Também não precisamos fingir que nos importamos. Se você procurar na embalagem de papel reciclado tanto da Chamex ou da Suzano, descobrirá que este produto é composto basicamente de duas fontes de matérias-primas: aparas e sobras da própria fábrica, e papel produzido e reconduzido ao reprocesso ainda virgem. Ou seja, muito mais um símbolo que uma ação. E quem o usa abre mão do branco e das “cores verdadeiras” achando que está salvando o planeta.

Quero dizer que não estou sugerindo um boicote ao McDonald’s, à Chamex ou à Suzano. Nem tenho nada contra essas empresas. Apenas dizer a vocês não existe conscientização sem opções realmente viáveis para o bolso de quem produz e consome. E é isso que proponho a nós designer (e profissionais de áreas afins) busquemos nesta década que começa hoje.

Comentários

  1. Ganthet disse:

    Não da onde voce tirou essa estoria de que os papeis Reciclato e Eco, da Suzano e da Chamex respectivamente, são feitos da reciclagem de papel que nunca foi usado. Isso é ridículo. Voce devia checar as informações que coloca no site. Tanto o Reciclato quanto o Eco são feitos de papel que sobra das fábricas deles e que vem das grandes gráficas que compram papel normal deles. E quanto a “abrir mão do branco e das cores verdadeiras, já está sendo vendiada uma versão totalmente branca e sem fiapos do Reciclato da Suzano.
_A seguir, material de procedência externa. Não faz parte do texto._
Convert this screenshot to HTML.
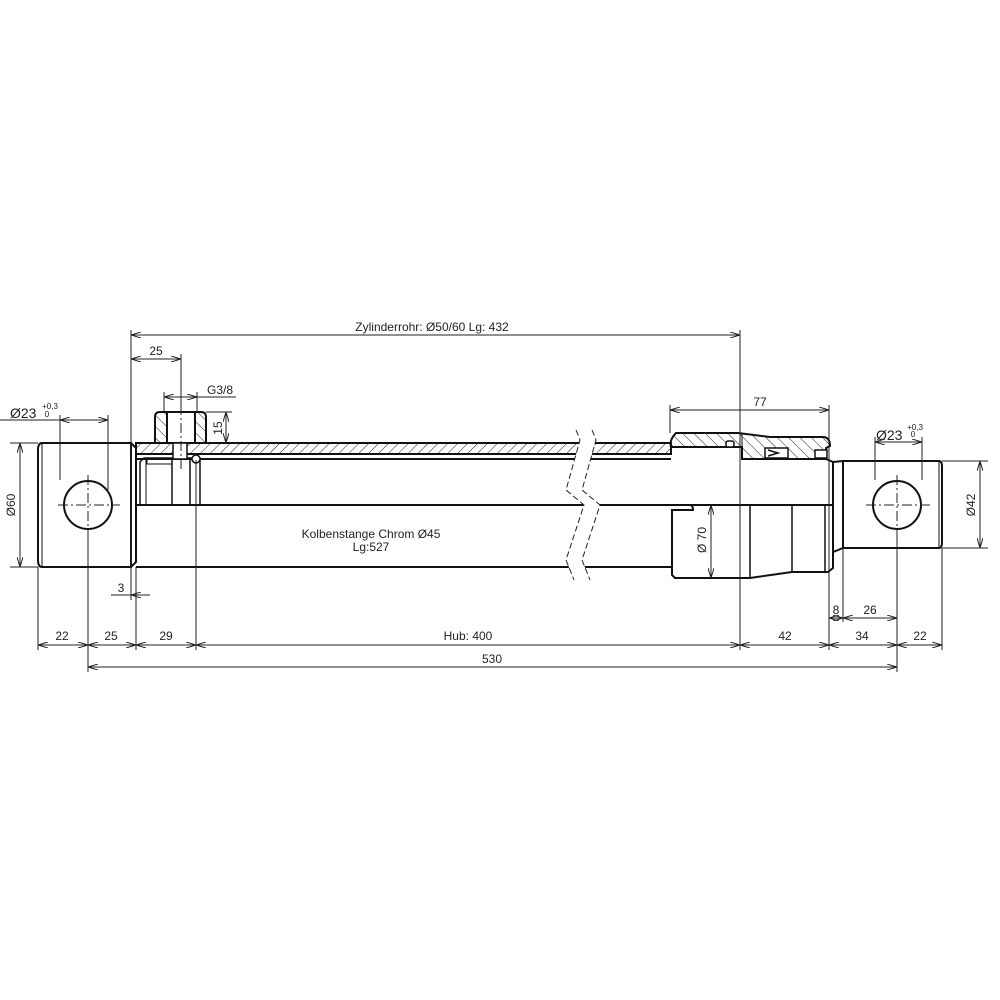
<!DOCTYPE html>
<html><head><meta charset="utf-8"><style>html,body{margin:0;background:#fff}svg{display:block}text{font-family:"Liberation Sans",sans-serif;fill:#222}</style></head><body>
<svg width="1000" height="1000" viewBox="0 0 1000 1000" xmlns="http://www.w3.org/2000/svg">
<defs>
<pattern id="h" width="7" height="7" patternUnits="userSpaceOnUse" patternTransform="rotate(45)"><line x1="0" y1="0" x2="0" y2="7" stroke="#222" stroke-width="1"/></pattern>
<pattern id="h2" width="8" height="8" patternUnits="userSpaceOnUse" patternTransform="rotate(-45)"><line x1="0" y1="0" x2="0" y2="8" stroke="#222" stroke-width="1"/></pattern>
<marker id="a" markerWidth="10" markerHeight="6" refX="10" refY="3" orient="auto-start-reverse" markerUnits="userSpaceOnUse"><path d="M0,0 L10,3 L0,6" fill="none" stroke="#222" stroke-width="1"/></marker>
</defs>
<g fill="none" stroke="#111" stroke-width="2">
<path d="M42,443 H131 V567 H42 Q38,567 38,560 V450 Q38,443 42,443"/>
<line x1="42" y1="443" x2="42" y2="567" stroke-width="1"/>
<path d="M131,443 L136,448 V562 L131,567" />
<circle cx="88" cy="505" r="24"/>
<rect x="136" y="443" width="535" height="11" fill="url(#h)"/>
<line x1="136" y1="459" x2="671" y2="459"/>
<line x1="136" y1="505" x2="833" y2="505"/>
<line x1="136" y1="567" x2="671" y2="567"/>
<path d="M140,505 V462 L144,458 H200 V505" stroke-width="1.5"/>
<line x1="146" y1="460" x2="146" y2="505" stroke-width="1"/>
<line x1="172" y1="459" x2="172" y2="505" stroke-width="1.5"/>
<line x1="190" y1="459" x2="190" y2="505" stroke-width="1.5"/>
<rect x="147" y="459" width="25" height="5" stroke-width="1"/>
<circle cx="196" cy="459" r="4" stroke-width="1.5" fill="#fff"/>
<path d="M160,412 H201 Q206,412 206,417 V443 H155 V417 Q155,412 160,412 Z" fill="url(#h2)"/>
<rect x="167" y="412" width="28" height="31" fill="#fff"/>
<rect x="173" y="443" width="14" height="16" fill="#fff" stroke-width="1.5"/>
<path d="M676,433 H738 L770,437 H824 Q830,438 830,446 L826,448 V459 H742 V447 H671 Q669,440 676,433 Z" fill="url(#h2)"/>
<line x1="742" y1="433" x2="742" y2="459" stroke-width="1"/>
<rect x="726" y="441" width="8" height="6" rx="2" fill="#fff" stroke-width="1.5"/>
<path d="M765,448 H788 V458 H765 Z M768,450 L778,453 L768,456" fill="#fff" stroke-width="1.5"/>
<rect x="815" y="450" width="12" height="8" fill="#fff" stroke-width="1.5"/>
<line x1="826" y1="459" x2="833" y2="462" />
<path d="M671,505 H690 Q693,505 693,510 H672 V575 L675,578 H750 L792,572 H828 L833,568 V505"/>
<line x1="750" y1="505" x2="750" y2="578" stroke-width="1.5"/>
<line x1="792" y1="505" x2="792" y2="572" stroke-width="1.5"/>
<line x1="825" y1="505" x2="825" y2="572" stroke-width="1.5"/>
<line x1="833" y1="462" x2="833" y2="505"/>
<path d="M833,462 L843,461 V548 L833,552 V505"/>
<path d="M843,461 H939 Q942,461 942,467 V542 Q942,548 939,548 H843"/>
<line x1="939" y1="461" x2="939" y2="548" stroke-width="1"/>
<circle cx="897" cy="505" r="24"/>
</g>
<path d="M570,430 L580,440 L566,490 L584,505 L566,560 L574,580 L590,580 L582,560 L600,505 L582,490 L596,440 L586,430Z" fill="#fff"/>
<g fill="none" stroke="#222" stroke-width="1" stroke-dasharray="6,3">
<path d="M576,430 L580,440 L566,490 L584,505 L566,560 L574,580"/>
<path d="M592,430 L596,440 L582,490 L600,505 L582,560 L590,580"/>
</g>
<g stroke="#222" stroke-width="1" stroke-dasharray="10,3,2,3" fill="none">
<line x1="58" y1="505" x2="120" y2="505"/><line x1="88" y1="475" x2="88" y2="535"/>
<line x1="866" y1="505" x2="930" y2="505"/><line x1="897" y1="475" x2="897" y2="535"/>
<line x1="181" y1="405" x2="181" y2="470"/>
</g>
<g stroke="#222" stroke-width="1" fill="none">
<line x1="131" y1="330" x2="131" y2="600"/>
<line x1="740" y1="330" x2="740" y2="650"/>
<line x1="181" y1="354" x2="181" y2="405"/>
<line x1="164" y1="392" x2="164" y2="412"/><line x1="197" y1="392" x2="197" y2="412"/>
<line x1="206" y1="412" x2="232" y2="412"/>
<line x1="196" y1="460" x2="196" y2="650"/>
<line x1="136" y1="567" x2="136" y2="650"/>
<line x1="38" y1="567" x2="38" y2="650"/>
<line x1="88" y1="535" x2="88" y2="672"/>
<line x1="60" y1="415" x2="60" y2="480"/><line x1="108" y1="415" x2="108" y2="490"/>
<line x1="10" y1="443" x2="38" y2="443"/><line x1="10" y1="567" x2="38" y2="567"/>
<line x1="670" y1="405" x2="670" y2="433"/><line x1="829" y1="405" x2="829" y2="650"/>
<line x1="843" y1="548" x2="843" y2="622"/>
<line x1="897" y1="535" x2="897" y2="672"/>
<line x1="942" y1="548" x2="942" y2="650"/>
<line x1="875" y1="437" x2="875" y2="480"/><line x1="922" y1="437" x2="922" y2="480"/>
<line x1="942" y1="461" x2="988" y2="461"/><line x1="942" y1="548" x2="988" y2="548"/>
<line x1="0" y1="420" x2="60" y2="420"/>
<line x1="111" y1="595" x2="131" y2="595"/>
<line x1="197" y1="397" x2="236" y2="397"/>
</g>
<g stroke="#222" stroke-width="1" fill="none" marker-start="url(#a)" marker-end="url(#a)">
<line x1="131" y1="335" x2="740" y2="335"/>
<line x1="131" y1="359" x2="181" y2="359"/>
<line x1="164" y1="397" x2="197" y2="397"/>
<line x1="226" y1="412" x2="226" y2="443"/>
<line x1="60" y1="420" x2="108" y2="420"/>
<line x1="20" y1="443" x2="20" y2="567"/>
<line x1="38" y1="645" x2="88" y2="645"/>
<line x1="88" y1="645" x2="136" y2="645"/>
<line x1="136" y1="645" x2="196" y2="645"/>
<line x1="196" y1="645" x2="740" y2="645"/>
<line x1="740" y1="645" x2="829" y2="645"/>
<line x1="829" y1="645" x2="897" y2="645"/>
<line x1="897" y1="645" x2="942" y2="645"/>
<line x1="88" y1="667" x2="897" y2="667"/>
<line x1="829" y1="618" x2="843" y2="618"/>
<line x1="843" y1="618" x2="897" y2="618"/>
<line x1="670" y1="410" x2="829" y2="410"/>
<line x1="875" y1="442" x2="922" y2="442"/>
<line x1="980" y1="461" x2="980" y2="548"/>
<line x1="711" y1="505" x2="711" y2="578"/>
</g>
<line x1="131" y1="595" x2="150" y2="595" stroke="#222" stroke-width="1" marker-start="url(#a)"/>
<g font-size="12" text-anchor="middle">
<text x="432" y="331">Zylinderrohr: Ø50/60 Lg: 432</text>
<text x="156" y="355">25</text>
<text x="220" y="394">G3/8</text>
<text x="222" y="428" transform="rotate(-90 222 428)">15</text>
<text x="10" y="418" text-anchor="start" font-size="14">Ø23</text>
<text x="50" y="409" font-size="8">+0,3</text><text x="47" y="417" font-size="8">0</text>
<text x="15" y="505" transform="rotate(-90 15 505)">Ø60</text>
<text x="121" y="592">3</text>
<text x="62" y="640">22</text><text x="111" y="640">25</text><text x="166" y="640">29</text>
<text x="468" y="640">Hub: 400</text><text x="785" y="640">42</text><text x="862" y="640">34</text><text x="920" y="640">22</text>
<text x="492" y="663">530</text>
<text x="836" y="614">8</text><text x="870" y="614">26</text>
<text x="760" y="406">77</text>
<text x="876" y="440" text-anchor="start" font-size="14">Ø23</text>
<text x="915" y="430" font-size="8">+0,3</text><text x="913" y="437" font-size="8">0</text>
<text x="975" y="505" transform="rotate(-90 975 505)">Ø42</text>
<text x="706" y="540" transform="rotate(-90 706 540)">Ø 70</text>
<text x="371" y="538">Kolbenstange Chrom Ø45</text>
<text x="371" y="551">Lg:527</text>
</g>
</svg>
</body></html>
    E porque essa frecura agora de ter que fazer login para poder comentar no seu blog?

    1. JODF disse:

      Estou a 15 dias correndo atras de uma resposta para lh dar. Pesquisei, procurei a embalagem de Reciclato onde eu vira a informação. Mas não achei nada. E é como você disse mesmo, os papeis Eco e Reciclato são feitos exclusivamente de apararas.
      Desculpem pela informação erronea.